Yes. 48v brushed controllers are not a rare item.


With series, you just jumper the failed motor out, or snip the leads and twist them together or whatever. It's not like it's a lot more difficult or something. With series, not only are much much less prone to having a motor failure (due to inherently perfect current sharing), but if you get a failure, it doesn't take your controller down with it.
 
Well now I'm confused again. The way I would understand it is in parallel and running at 24v the motors could actually run slightly out of sink with each other because they are likely not perfectly match. However, the way I felt was so what.....so motor A works a little harder then motor B. But if ether motor goes down and is wired to an on/off switch all I do is turn off the failed motor. However, if I wire the motors with a 48v controller in series this assures the motors stay perfectly in sink and both motors do exactly the same amount of work. While this is a better situation as long as both motor are running it creats a problem if one motor fails. Should a motor fail and the controller is 48v when I turn off the failed motor the remaining motor is now getting the full 48v. I'm thinking htis is not a good thing. John.....your saying this is not a problem? How so? Please elaborate so I can understand. Thanks guys, Bob
 
You said both your motors are the same, and both are connected to the same rear wheel, they will pull approx the same power.
You really should parallel them and use 24V, have you tried using both controller with the same throttle when only one controller feeds the +5V (red) of the throttle?
 
If you did run a 48v controller you would need to use roughly half throttle to keep from blowing a single motor, in case of an emergency ride. From an electrical standpoint the 48v system is superior otherwise. Half the amps, easier on the batteries, less copper loss in the wires. Either way will work, just decide what your needs are for limping home, if you even care about that situation.
 
Wattever said:
You said both your motors are the same, and both are connected to the same rear wheel, they will pull approx the same power.
You really should parallel them and use 24V, have you tried using both controller with the same throttle when only one controller feeds the +5V (red) of the throttle?

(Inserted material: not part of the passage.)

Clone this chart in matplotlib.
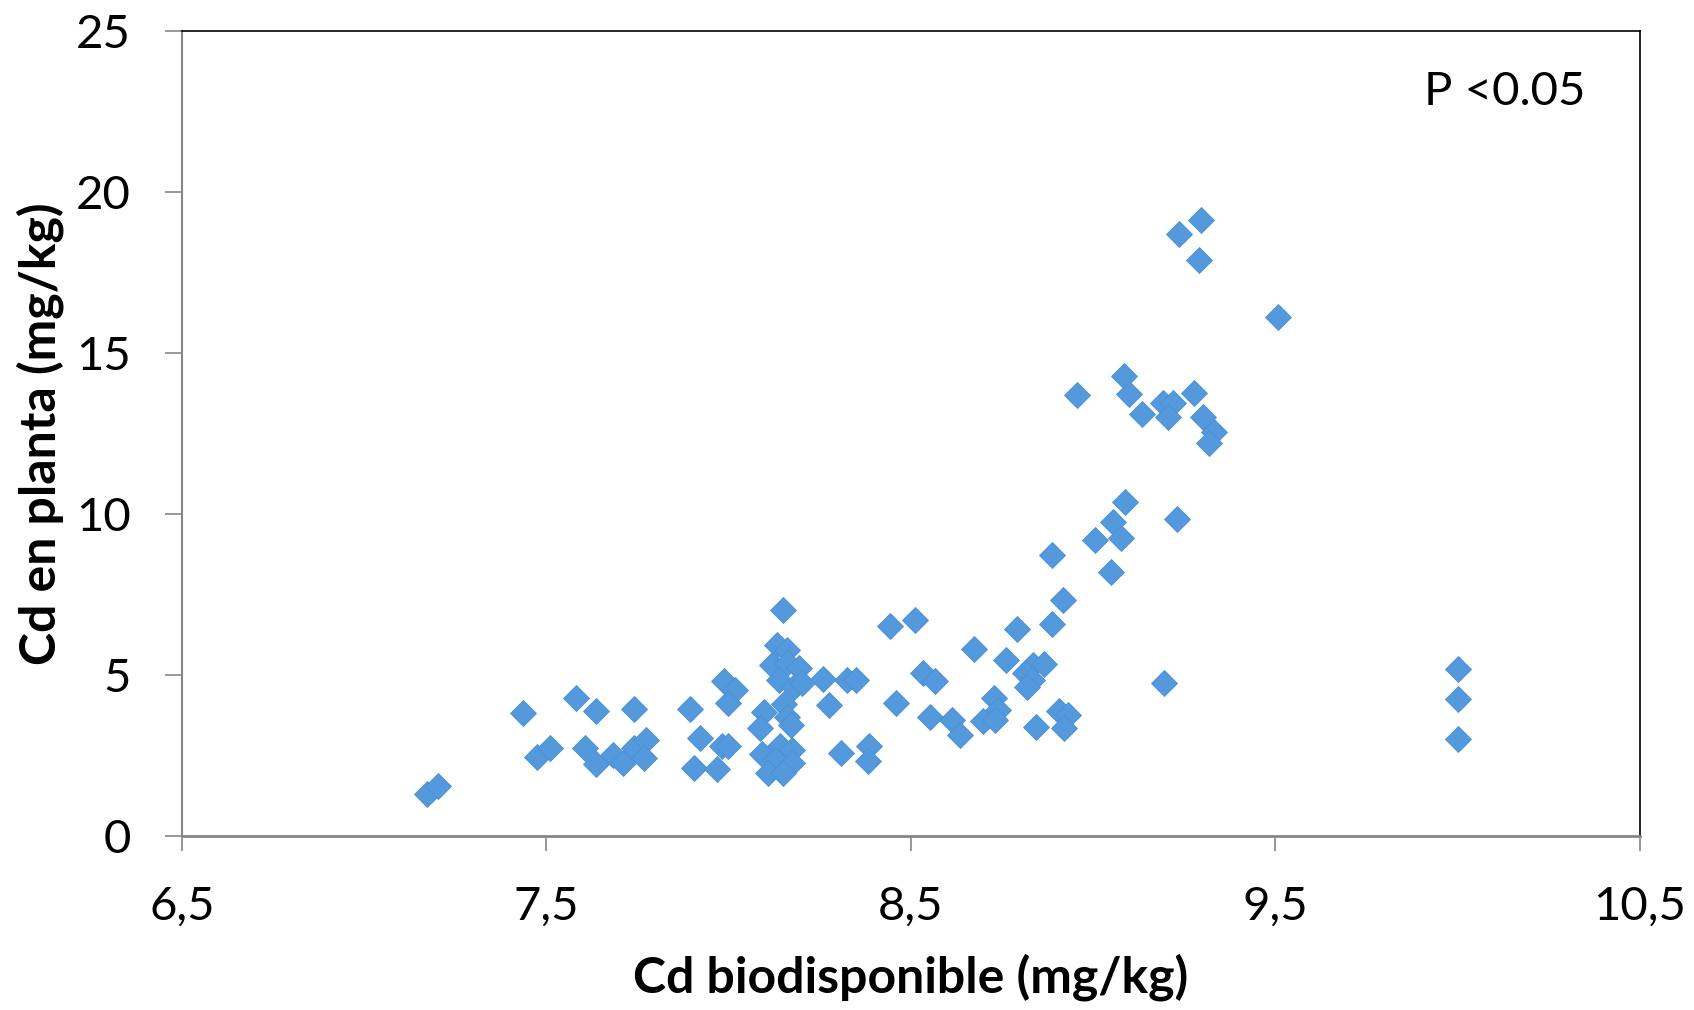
import numpy as np
import matplotlib.pyplot as plt

plt.rcParams['font.family'] = ['Lato', 'DejaVu Sans']

# Cd biodisponible (mg/kg)
cd_suelo = [7.173, 7.202, 7.436, 7.475, 7.510, 7.580, 7.637, 7.605, 7.636, 7.682,
            7.711, 7.740, 7.741, 7.774, 7.768, 7.895, 7.922, 7.904, 7.968, 7.987,
            8.018, 7.999, 7.981, 7.999,
            8.132, 8.149, 8.159, 8.119, 8.159, 8.192, 8.137, 8.178, 8.201, 8.259,
            8.324, 8.152, 8.098, 8.086, 8.159, 8.171, 8.276, 8.091, 8.141, 8.173,
            8.128, 8.173, 8.108, 8.150, 8.307,
            8.443, 8.512, 8.349, 8.386, 8.383, 8.459, 8.534, 8.566, 8.553, 8.612,
            8.635, 8.674, 8.790, 8.886, 8.918, 8.761, 8.836, 8.865, 8.813, 8.831,
            8.818, 8.729, 8.740, 8.699, 8.731, 8.842, 8.905, 8.932, 8.921,
            9.193,
            8.956, 9.085, 9.099, 9.134, 9.191, 9.220, 9.205, 9.277, 9.302, 9.332,
            9.318, 9.088, 9.229, 9.053, 9.005, 9.076, 8.888, 9.049,
            9.295, 9.236, 9.291, 9.508,
            10.0, 10.0, 10.0]

# Cd en planta (mg/kg)
cd_planta = [1.31, 1.56, 3.83, 2.46, 2.72, 4.29, 3.87, 2.72, 2.22, 2.52,
             2.27, 3.94, 2.72, 2.99, 2.42, 3.95, 3.03, 2.12, 2.08, 4.81,
             4.54, 4.13, 2.79, 2.80,
             5.94, 7.03, 5.79, 5.32, 5.37, 5.22, 4.85, 4.64, 4.75, 4.87,
             4.85, 4.11, 3.84, 3.36, 3.71, 3.46, 4.08, 2.55, 2.79, 2.68,
             2.37, 2.27, 1.95, 1.97, 2.57,
             6.53, 6.71, 4.83, 2.78, 2.32, 4.13, 5.06, 4.80, 3.69, 3.61,
             3.14, 5.82, 6.44, 6.58, 7.32, 5.47, 5.32, 5.35, 5.06, 4.85,
             4.64, 4.29, 3.92, 3.56, 3.61, 3.40, 3.87, 3.77, 3.35,
             4.74,
             13.70, 14.30, 13.73, 13.11, 13.45, 13.45, 13.01, 13.76, 13.01, 12.56,
             12.20, 10.36, 9.84, 9.76, 9.18, 9.25, 8.73, 8.21,
             19.14, 18.70, 17.90, 16.11,
             5.18, 4.25, 3.01]

xticks = [6.5, 7.5, 8.5, 9.5, 10.5]
xlabels = ['6,5', '7,5', '8,5', '9,5', '10,5']
yticks = [0, 5, 10, 15, 20, 25]

fig = plt.figure(figsize=(16.94, 10.10), dpi=100)
ax = fig.add_axes([0.1074, 0.1723, 0.8607, 0.7970])

ax.plot(cd_suelo, cd_planta, ls='none', marker='D', ms=13,
        color='#5499db', markeredgecolor='#4a90d6', markeredgewidth=0.6)

ax.set_xlim(6.5, 10.5)
ax.set_ylim(0, 25)
ax.set_xticks(xticks)
ax.set_xticklabels(xlabels)
ax.set_yticks(yticks)

ax.spines['left'].set_color('#868686')
ax.spines['bottom'].set_color('#868686')
ax.spines['left'].set_linewidth(1.5)
ax.spines['bottom'].set_linewidth(2)
ax.spines['top'].set_color('black')
ax.spines['right'].set_color('black')
ax.spines['top'].set_linewidth(1.2)
ax.spines['right'].set_linewidth(1.2)

ax.tick_params(axis='both', direction='out', color='#868686', width=1.2,
               labelsize=34, labelcolor='black')
ax.tick_params(axis='y', length=12, pad=25)
ax.tick_params(axis='x', length=11, pad=25)

ax.set_xlabel('Cd biodisponible (mg/kg)', fontsize=36, fontweight='bold')
ax.set_ylabel('Cd en planta (mg/kg)', fontsize=36, fontweight='bold')
ax.xaxis.set_label_coords(0.5, -0.176)
ax.xaxis.label.set_va('center')
ax.yaxis.set_label_coords(-0.097, 0.5)
ax.yaxis.label.set_va('center')

ax.text(0.852, 0.924, 'P <0.05', transform=ax.transAxes, fontsize=34,
        ha='left', va='center')

plt.savefig('out.png', dpi=100)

Yeah, I have tried using both controllers with 1 throttle but I can't get it to work because of voltage feedback on the +5v. Only 1 controller will actually work at a time. But I am going to retest.

Bob
 
johnrobholmes said:
If you did run a 48v controller you would need to use roughly half throttle to keep from blowing a single motor, in case of an emergency ride. From an electrical standpoint the 48v system is superior otherwise. Half the amps, easier on the batteries, less copper loss in the wires. Either way will work, just decide what your needs are for limping home, if you even care about that situation.

Is the throttle controlling the controllers voltage output or amperage. I really do worry about limping home on one motor that's why I have 2 of them. I had a single motor bike crap out on me 2 years ago. I was about 10 miles from my car. My knees are over due for full replacement and it nearly killed me peddling the 10 miles without any motor assist. Actually it would come on for about a 1/2 mile now and then so when it was running I ran it as fast as I could go. Got back to me car and had to rest before loading it on the car. So it is supper important to me to have a backup system. And yes I do carry a spare throttle with me and even presized chains and tube patches too.

Bob
 
The throttle controls both amperage and voltage.

Really there is no best method in case of failure. If you wire them parallel, there is a chance of overamping one motor if ran alone. If ran in series, there is a chance of over volting a motor if ran alone.

Did you try tying the grounds together between your controllers to help the throttle issue? Sounds like a floating ground problem, which I have seen discussions on how to solve this.